Taken in by this spin put on the crisis by the state government, angry traders in Balasore on Sunday did not allow fish-laden trucks from Andhra Pradesh bound for West Bengal to cross the Odisha border in an apparent act of retaliation.
But not everybody is impressed by the Naveen Patnaik government’s efforts to put the blame on Mamata. “As chief minister, it is her duty to make sure that her people continue to get potato at a reasonable price and in sufficient quantities. Why would she put the interests of her people in jeopardy just to play the good neighbour?” asks eminent economist Natabar Khuntia. Instead of preventing fish trucks from going over to West Bengal, the people should be asking their own government what it has done to raise potato production in the state, Prof Khuntia says.
While the Odisha government’s claim that the current potato crisis is the result of West Bengal putting an embargo on export of potato from the state is not without basis, what it conveniently hides is its abject failure to anticipate the impending crisis and to act with alacrity when it inevitably arrived. Even as late as Friday, when the man on the street was desperate for some potato, Food Supplies & Consumer Affairs minister Pratap Kehsari Deb was presiding over a meeting on paddy procurement instead of identifying alternative sources of supply.
When good sense finally prevailed on him, he found that potatoes from Uttar Pradesh, the biggest producer of the tuber in the country, and Bihar would take at least three days to reach Odisha. What it effectively means is that the crisis is not going to end before Wednesday - and that too if things don’t go wrong as they did in the case of the neighbouring state.
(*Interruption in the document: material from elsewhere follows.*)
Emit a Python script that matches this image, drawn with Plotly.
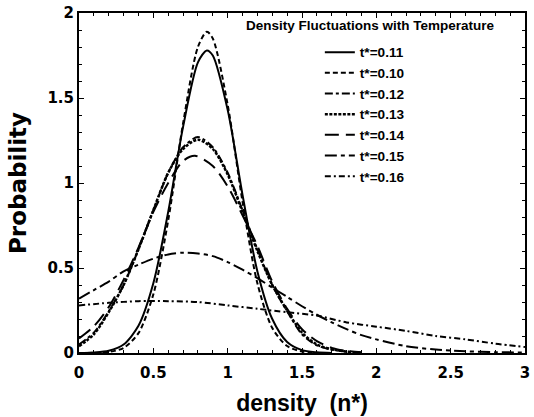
import plotly.graph_objects as go

# ---- data ----
x_011 = [0.0, 0.1, 0.2, 0.3, 0.4, 0.5, 0.6, 0.7, 0.8, 0.86, 0.9, 1.0, 1.1, 1.2, 1.3, 1.4, 1.5, 1.6, 1.7]
y_011 = [0.0, 0.003, 0.013, 0.05, 0.16, 0.41, 0.83, 1.33, 1.71, 1.78, 1.75, 1.43, 0.93, 0.48, 0.20, 0.065, 0.017, 0.004, 0.0]

x_010 = [0.0, 0.1, 0.2, 0.3, 0.4, 0.5, 0.6, 0.7, 0.8, 0.86, 0.9, 1.0, 1.1, 1.2, 1.3, 1.4, 1.5, 1.6]
y_010 = [0.0, 0.001, 0.006, 0.03, 0.117, 0.345, 0.78, 1.35, 1.80, 1.89, 1.85, 1.46, 0.89, 0.41, 0.147, 0.041, 0.009, 0.0]

x_012 = [0.0, 0.1, 0.2, 0.3, 0.4, 0.5, 0.6, 0.7, 0.8, 0.9, 1.0, 1.1, 1.2, 1.3, 1.4, 1.5, 1.6, 1.7, 1.8, 1.9]
y_012 = [0.05, 0.12, 0.245, 0.40, 0.61, 0.84, 1.06, 1.21, 1.27, 1.21, 1.06, 0.84, 0.61, 0.40, 0.245, 0.11, 0.045, 0.02, 0.008, 0.002]

x_013 = [0.0, 0.1, 0.2, 0.3, 0.4, 0.5, 0.6, 0.7, 0.8, 0.9, 1.0, 1.1, 1.2, 1.3, 1.4, 1.5, 1.6, 1.7, 1.8, 1.9]
y_013 = [0.04, 0.11, 0.24, 0.40, 0.61, 0.84, 1.06, 1.20, 1.255, 1.20, 1.05, 0.83, 0.60, 0.40, 0.25, 0.12, 0.05, 0.022, 0.008, 0.002]

x_014 = [0.0, 0.1, 0.2, 0.3, 0.4, 0.5, 0.6, 0.7, 0.78, 0.9, 1.0, 1.1, 1.2, 1.3, 1.4, 1.5, 1.6, 1.7, 1.8, 1.9]
y_014 = [0.085, 0.157, 0.27, 0.43, 0.62, 0.83, 1.00, 1.13, 1.16, 1.10, 0.98, 0.81, 0.63, 0.42, 0.26, 0.14, 0.07, 0.03, 0.012, 0.004]

x_015 = [0.0, 0.1, 0.2, 0.3, 0.4, 0.5, 0.6, 0.7, 0.8, 0.9, 1.0, 1.1, 1.2, 1.3, 1.4, 1.5, 1.6, 1.7, 1.8, 1.9, 2.0, 2.2, 2.4, 2.6, 2.8, 3.0]
y_015 = [0.32, 0.37, 0.42, 0.48, 0.52, 0.555, 0.58, 0.59, 0.585, 0.57, 0.535, 0.49, 0.44, 0.385, 0.33, 0.275, 0.225, 0.18, 0.14, 0.105, 0.08, 0.04, 0.02, 0.01, 0.005, 0.003]

x_016 = [0.0, 0.2, 0.4, 0.6, 0.8, 1.0, 1.2, 1.4, 1.6, 1.8, 2.0, 2.2, 2.4, 2.6, 2.8, 3.0]
y_016 = [0.28, 0.295, 0.305, 0.305, 0.30, 0.28, 0.26, 0.24, 0.22, 0.18, 0.155, 0.13, 0.10, 0.08, 0.055, 0.035]

labels = ["t*=0.11", "t*=0.10", "t*=0.12", "t*=0.13", "t*=0.14", "t*=0.15", "t*=0.16"]
series_x = [x_011, x_010, x_012, x_013, x_014, x_015, x_016]
series_y = [y_011, y_010, y_012, y_013, y_014, y_015, y_016]
dashes = ["solid", "5px,3px", "8px,3px,3px,3px", "3px,1.5px", "14px,7px", "12px,4px,4px,4px", "6px,3px,2px,3px"]
widths = [2, 2, 2, 2.5, 2, 2, 2]

x_ticks = [0, 0.5, 1, 1.5, 2, 2.5, 3]
x_ticklabels = ["0", "0.5", "1", "1.5", "2", "2.5", "3"]
y_ticks = [0, 0.5, 1, 1.5, 2]
y_ticklabels = ["0", "0.5", "1", "1.5", "2"]

fig = go.Figure()
for xs, ys, name, d, w in zip(series_x, series_y, labels, dashes, widths):
    fig.add_trace(go.Scatter(
        x=xs, y=ys, name=name, mode="lines",
        line=dict(color="black", width=w, dash=d, shape="spline", smoothing=0.8),
    ))

tickfont = dict(family="DejaVu Sans", size=15, color="black", weight="bold")

fig.update_layout(
    width=534, height=417,
    margin=dict(l=79, r=4, t=11, b=64),
    paper_bgcolor="white", plot_bgcolor="white",
    showlegend=True,
    legend=dict(
        x=0.54, y=0.93, xanchor="left", yanchor="top",
        bgcolor="rgba(0,0,0,0)",
        font=dict(family="Liberation Sans", size=13.6, color="black", weight="bold"),
        itemwidth=30, tracegroupgap=0,
    ),
    xaxis=dict(
        range=[0, 3], tickvals=x_ticks, ticktext=x_ticklabels,
        showline=True, linecolor="black", linewidth=2, mirror="ticks",
        ticks="inside", ticklen=5, tickwidth=1, tickcolor="black",
        minor=dict(dtick=0.1, ticks="inside", ticklen=3, tickcolor="black"),
        showgrid=False, zeroline=False, tickfont=tickfont, ticklabelstandoff=5,
        title=dict(text="density  (n*)", font=dict(family="Liberation Sans", size=23, color="black", weight="bold"), standoff=14),
    ),
    yaxis=dict(
        range=[0, 2], tickvals=y_ticks, ticktext=y_ticklabels,
        showline=True, linecolor="black", linewidth=2, mirror="ticks",
        ticks="inside", ticklen=5, tickwidth=1, tickcolor="black",
        minor=dict(dtick=0.1, ticks="inside", ticklen=3, tickcolor="black"),
        showgrid=False, zeroline=False, tickfont=tickfont,
        title=dict(text="Probability", font=dict(family="DejaVu Sans", size=23, color="black", weight="bold"), standoff=14),
    ),
    annotations=[dict(
        text="Density Fluctuations with Temperature",
        xref="paper", yref="paper", x=0.654, y=0.962, xanchor="center", yanchor="middle",
        showarrow=False, font=dict(family="Liberation Sans", size=13.5, color="black", weight="bold"),
    )],
)

fig.write_html("out.html")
Health minister Damodar Rout, once known for his gift of repartee, rubbed salt on the injury of the people reeling under the impact of the potato crisis with a grossly ill-timed and utterly insensitive comment. “Has anybody ever died because he did not eat potato?” asked the voluble minister. He ended up with egg on his face the very next morning when Naveen himself accepted the crisis as ‘serious’.
Traders and market analysts say Odisha is paying the price for putting all its eggs in one basket: West Bengal. While Odisha consumes 9.12 lakh tons of potatoes a year, it produces no more than 2.01 lakh tons of it. The shortfall of 7.11 lakh tons is met with imports from outside, almost all of it from West Bengal, the second largest producer of potatoes in the country after Uttar Pradesh. With its near-total dependence on West Bengal, the Odisha government did not know what hit it when Didi enforced the ban on potato export from her state.
The contrast with the neighbouring state could not have been starker. While West Bengal accounts for nearly 30% of the total output in the country, Odisha’s share in the national output is a minuscule 0.48%. Even as potato production in West Bengal leap-frogged from 54 lakh tons in 2009-10 to 99 lakh tons in 2010-11, Odisha’s output plunged marginally during the same period despite a larger area under cultivation. As against over 300 cold storages in the neighbouring state, Odisha has no more than 20 - of which not more than 3-4 are functional at any given time.
Sudhakar Panda, secretary of Odisha Byabasayi Sangha (Traders’ Association) blames the lack of foresight on the part of the government for the present crisis. “Had the government promoted production of potato in the state, the people of the state would not have faced such a situation,” he says.
But why on earth would a government think of potato production of all things when all that it has worried about in the last 13 years is industrial production (production of MoUs, to be more precise)?